*EXERCISE DESCRIPTION*
Which lines below fall between the one containing "Rebuild this chart" and the one containing "i rødsvingel 2014-2023"? Repeat them exactly, counting both of those lines, and add nothing else.

Part of a data file
— START —

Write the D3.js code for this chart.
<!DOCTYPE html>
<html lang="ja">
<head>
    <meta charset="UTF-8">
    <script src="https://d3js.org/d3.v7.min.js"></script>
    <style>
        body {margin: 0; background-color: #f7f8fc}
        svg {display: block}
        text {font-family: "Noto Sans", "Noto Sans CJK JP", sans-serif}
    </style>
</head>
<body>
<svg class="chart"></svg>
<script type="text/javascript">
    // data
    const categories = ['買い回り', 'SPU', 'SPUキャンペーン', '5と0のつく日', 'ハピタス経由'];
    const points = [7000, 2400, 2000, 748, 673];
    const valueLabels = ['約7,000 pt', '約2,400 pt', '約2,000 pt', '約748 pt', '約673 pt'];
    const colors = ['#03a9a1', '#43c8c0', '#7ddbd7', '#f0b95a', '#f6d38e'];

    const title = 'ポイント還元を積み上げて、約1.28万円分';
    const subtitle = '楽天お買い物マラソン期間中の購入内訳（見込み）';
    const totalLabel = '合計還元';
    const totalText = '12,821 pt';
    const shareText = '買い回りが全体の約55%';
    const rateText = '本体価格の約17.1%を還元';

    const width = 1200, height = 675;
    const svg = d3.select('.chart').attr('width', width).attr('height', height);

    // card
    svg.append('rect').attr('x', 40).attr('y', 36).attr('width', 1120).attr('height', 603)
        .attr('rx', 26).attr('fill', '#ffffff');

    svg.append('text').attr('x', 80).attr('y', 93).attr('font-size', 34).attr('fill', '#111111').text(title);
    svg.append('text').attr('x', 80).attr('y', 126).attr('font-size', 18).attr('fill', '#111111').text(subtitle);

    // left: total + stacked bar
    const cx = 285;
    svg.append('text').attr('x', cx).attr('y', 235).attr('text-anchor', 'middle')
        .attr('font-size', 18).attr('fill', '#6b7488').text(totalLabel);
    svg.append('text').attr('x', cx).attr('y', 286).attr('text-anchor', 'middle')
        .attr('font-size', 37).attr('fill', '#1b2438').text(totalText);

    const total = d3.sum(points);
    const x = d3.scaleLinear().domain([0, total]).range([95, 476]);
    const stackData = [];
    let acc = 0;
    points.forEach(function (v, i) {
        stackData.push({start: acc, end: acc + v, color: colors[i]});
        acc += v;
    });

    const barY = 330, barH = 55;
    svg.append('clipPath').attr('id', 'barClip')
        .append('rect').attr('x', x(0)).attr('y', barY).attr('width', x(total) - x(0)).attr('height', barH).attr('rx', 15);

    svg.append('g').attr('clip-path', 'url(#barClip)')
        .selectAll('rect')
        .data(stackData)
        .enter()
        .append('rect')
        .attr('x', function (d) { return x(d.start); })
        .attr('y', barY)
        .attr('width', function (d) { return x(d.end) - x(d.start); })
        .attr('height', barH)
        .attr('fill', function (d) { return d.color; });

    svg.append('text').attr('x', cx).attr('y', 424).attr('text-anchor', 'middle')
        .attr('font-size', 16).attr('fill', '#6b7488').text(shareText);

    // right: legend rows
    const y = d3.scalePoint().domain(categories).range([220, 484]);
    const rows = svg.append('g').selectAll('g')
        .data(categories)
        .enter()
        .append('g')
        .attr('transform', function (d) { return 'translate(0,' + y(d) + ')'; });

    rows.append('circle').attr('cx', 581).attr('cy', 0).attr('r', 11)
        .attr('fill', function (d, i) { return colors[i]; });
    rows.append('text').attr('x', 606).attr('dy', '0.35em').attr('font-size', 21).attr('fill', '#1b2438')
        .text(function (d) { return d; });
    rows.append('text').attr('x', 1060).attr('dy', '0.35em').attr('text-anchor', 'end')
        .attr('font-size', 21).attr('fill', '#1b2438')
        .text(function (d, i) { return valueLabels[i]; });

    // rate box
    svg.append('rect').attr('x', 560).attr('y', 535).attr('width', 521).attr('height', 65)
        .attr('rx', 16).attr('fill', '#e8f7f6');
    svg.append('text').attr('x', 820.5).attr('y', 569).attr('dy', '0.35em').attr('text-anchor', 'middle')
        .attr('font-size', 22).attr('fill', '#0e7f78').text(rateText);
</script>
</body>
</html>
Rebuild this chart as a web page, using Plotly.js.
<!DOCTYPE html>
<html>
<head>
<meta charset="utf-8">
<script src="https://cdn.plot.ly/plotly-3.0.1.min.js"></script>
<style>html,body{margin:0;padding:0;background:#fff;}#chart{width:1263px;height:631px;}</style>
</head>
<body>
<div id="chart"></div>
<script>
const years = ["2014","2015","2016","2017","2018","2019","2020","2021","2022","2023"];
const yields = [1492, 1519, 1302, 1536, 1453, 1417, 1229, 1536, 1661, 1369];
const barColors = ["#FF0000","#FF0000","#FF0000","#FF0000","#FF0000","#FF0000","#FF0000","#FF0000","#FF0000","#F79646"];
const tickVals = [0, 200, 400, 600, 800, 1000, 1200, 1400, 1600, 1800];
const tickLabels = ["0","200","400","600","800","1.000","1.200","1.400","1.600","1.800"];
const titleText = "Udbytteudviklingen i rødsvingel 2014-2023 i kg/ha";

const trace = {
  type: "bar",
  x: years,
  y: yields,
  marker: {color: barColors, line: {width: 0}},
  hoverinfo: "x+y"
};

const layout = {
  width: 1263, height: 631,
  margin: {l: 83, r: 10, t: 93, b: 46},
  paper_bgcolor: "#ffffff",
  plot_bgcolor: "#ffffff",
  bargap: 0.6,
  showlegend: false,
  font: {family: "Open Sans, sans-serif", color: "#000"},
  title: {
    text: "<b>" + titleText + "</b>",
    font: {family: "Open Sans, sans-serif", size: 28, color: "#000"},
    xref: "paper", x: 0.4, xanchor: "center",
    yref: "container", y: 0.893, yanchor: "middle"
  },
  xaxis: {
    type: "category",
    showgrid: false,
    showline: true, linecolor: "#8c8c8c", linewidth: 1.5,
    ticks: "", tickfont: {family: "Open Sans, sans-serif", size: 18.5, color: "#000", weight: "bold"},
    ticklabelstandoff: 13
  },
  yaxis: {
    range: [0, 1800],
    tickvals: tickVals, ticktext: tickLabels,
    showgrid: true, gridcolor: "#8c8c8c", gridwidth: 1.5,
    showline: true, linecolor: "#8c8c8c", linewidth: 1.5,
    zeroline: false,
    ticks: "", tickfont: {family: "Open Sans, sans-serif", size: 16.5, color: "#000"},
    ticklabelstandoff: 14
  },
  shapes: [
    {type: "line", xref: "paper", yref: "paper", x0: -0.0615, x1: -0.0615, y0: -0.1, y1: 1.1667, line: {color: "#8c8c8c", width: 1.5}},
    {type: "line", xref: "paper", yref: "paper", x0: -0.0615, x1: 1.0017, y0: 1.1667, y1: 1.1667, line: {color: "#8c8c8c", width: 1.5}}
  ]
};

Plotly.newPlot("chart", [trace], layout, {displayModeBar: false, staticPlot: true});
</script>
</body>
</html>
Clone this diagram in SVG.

— END —

*RESPONSE TO THIS EXERCISE*
Rebuild this chart as a web page, using Plotly.js.
<!DOCTYPE html>
<html>
<head>
<meta charset="utf-8">
<script src="https://cdn.plot.ly/plotly-3.0.1.min.js"></script>
<style>html,body{margin:0;padding:0;background:#fff;}#chart{width:1263px;height:631px;}</style>
</head>
<body>
<div id="chart"></div>
<script>
const years = ["2014","2015","2016","2017","2018","2019","2020","2021","2022","2023"];
const yields = [1492, 1519, 1302, 1536, 1453, 1417, 1229, 1536, 1661, 1369];
const barColors = ["#FF0000","#FF0000","#FF0000","#FF0000","#FF0000","#FF0000","#FF0000","#FF0000","#FF0000","#F79646"];
const tickVals = [0, 200, 400, 600, 800, 1000, 1200, 1400, 1600, 1800];
const tickLabels = ["0","200","400","600","800","1.000","1.200","1.400","1.600","1.800"];
const titleText = "Udbytteudviklingen i rødsvingel 2014-2023 i kg/ha";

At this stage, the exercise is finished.